What made the “Coach’s Corner” poem come up short that day was not, in fact, because my students couldn’t understand who Don Cherry was, but rather it was that Richard and I believed somehow that the poem had to be about him. The poem, in fact, doesn’t mention Cherry by name, in part because its so obvious, so particular, that in some ways it could only be about him. But when you look at it again more carefully you also see that it could be about anyone; while we see it as describing one particular man, another reader can actually see it painting the picture of a remarkable character, who could easily be one of the great all-time characters of literature. By first trying to explain to my students who Don Cherry was, we had actually been attempting to anchor the poem in our own Canadian context, wanting them to hear those words, and see those pictures in our mind, as only someone who has lived Hockey Night in Canada could do.
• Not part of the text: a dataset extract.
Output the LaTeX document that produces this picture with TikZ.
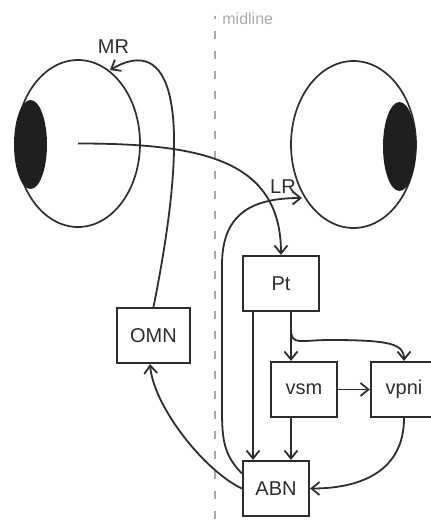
\documentclass[tikz,border=0pt]{standalone}
\usepackage{fontspec}
\setmainfont{Liberation Sans}
\usetikzlibrary{arrows.meta,calc}
\definecolor{ink}{RGB}{45,45,45}
\definecolor{midgray}{RGB}{170,170,170}
\begin{document}
\begin{tikzpicture}[x=0.5pt,y=-0.5pt,
  box/.style={draw=ink,line width=1.1pt,minimum height=27.5pt,inner sep=0pt,font=\fontsize{10}{12}\selectfont,text=ink},
  lowbox/.style={box,text height=1ex,text depth=0pt},
  conn/.style={draw=ink,line width=0.9pt,-{Straight Barb[length=4pt,width=6.5pt,line width=0.9pt]}},
  eye/.style={draw=ink,line width=0.85pt},
  pupil/.style={fill=black!88},
  lbl/.style={font=\fontsize{10}{12}\selectfont,text=ink,inner sep=0pt}]
\useasboundingbox (0,0) rectangle (431,526);
\clip (0,0) rectangle (431,526);
% eyes
\draw[eye] (78,143.5) ellipse [x radius=31pt, y radius=41.75pt];
\fill[pupil] (30.5,144.5) ellipse [x radius=8.25pt, y radius=22.25pt];
\draw[eye] (353.5,144.5) ellipse [x radius=31.25pt, y radius=41.75pt];
\fill[pupil] (399.5,146.5) ellipse [x radius=8.25pt, y radius=22.25pt];
% midline
\draw[midgray,line width=1.1pt,dash pattern=on 4.35pt off 5.65pt,dash phase=2.5pt] (215,15.7) -- (215,530);
\node[font=\fontsize{8}{10}\selectfont,text=midgray,anchor=base west,inner sep=0pt] (midlbl) at (222,24) {midline};
% nodes
\node[box,minimum width=38pt] (Pt) at (281,283.5) {Pt};
\node[box,minimum width=36.5pt] (OMN) at (153.5,335.5) {OMN};
\node[lowbox,minimum width=33pt] (vsm) at (304,389.5) {vsm};
\node[lowbox,minimum width=33pt] (vpni) at (404,389.5) {vpni};
\node[box,minimum width=33pt] (ABN) at (276,488.5) {ABN};
% labels
\node[lbl] (MR) at (113.5,47) {MR};
\node[lbl] (LR) at (283,187) {LR};
% coordinates
\coordinate (eyeC) at (78,143.5);
\coordinate (MRtip) at (110,70);
\coordinate (LRtip) at (302,198);
\coordinate (c291) at (291,0);
\coordinate (c253) at (253,0);
\coordinate (bend) at (330,340);
% connectors
\draw[conn] (eyeC) .. controls +(122,0) and +(0,-96) .. (Pt.north);
\draw[conn] (OMN.north) .. controls (195,100) and (170,35) .. (MRtip);
\draw[conn] ([yshift=7.5pt]ABN.west) .. controls (224,455) and (222,440) .. (222,410) -- (222,265) .. controls (222,215) and (250,198) .. (LRtip);
\draw[conn] (Pt.south -| c253) -- (ABN.north -| c253);
\draw[conn] (Pt.south -| c291) -- (vsm.north -| c291);
\draw[conn] (vsm.south -| c291) -- (ABN.north -| c291);
\draw[conn] (vsm.east) -- (vpni.west);
\draw[conn] (Pt.south -| c291) -- ++(0,17) .. controls +(0,17) and +(-30,0) .. (bend) .. controls +(60,0) and +(0,-17) .. (vpni.north);
\draw[conn] (vpni.south) .. controls +(0,53) and +(51,0) .. (ABN.east);
\draw[conn] (ABN.west) .. controls +(-38,-18) and +(3.5,42) .. ([xshift=-1.75pt]OMN.south);
\end{tikzpicture}
\end{document}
If anything, the person reading Coach’s Corner who knows nothing about Cherry may in fact have the ability to read the poem in the purest form possible, in a way that makes the poem, to quote Harrison, “gravity free,” a term he uses to describe what happens when “a metaphor opens up a new way of thinking [. . . and] you are loosed from the ordinary categories of thought.” The mistake he and I made that day, then, was not in having him read the poem, but in giving in to the temptation of trying to position the students in the same point of the metaphorical triangle in which we, as Canadians and watchers of HNIC, find ourselves. Had we truly understood the impossibility of seeing the game, reading the poem, and understanding Canada, in the same way that we do, Richard and I would have allowed them to create their own meanings in the way that his poems, because of their remarkable complexity, do everyday, especially when they’re away rather than at home.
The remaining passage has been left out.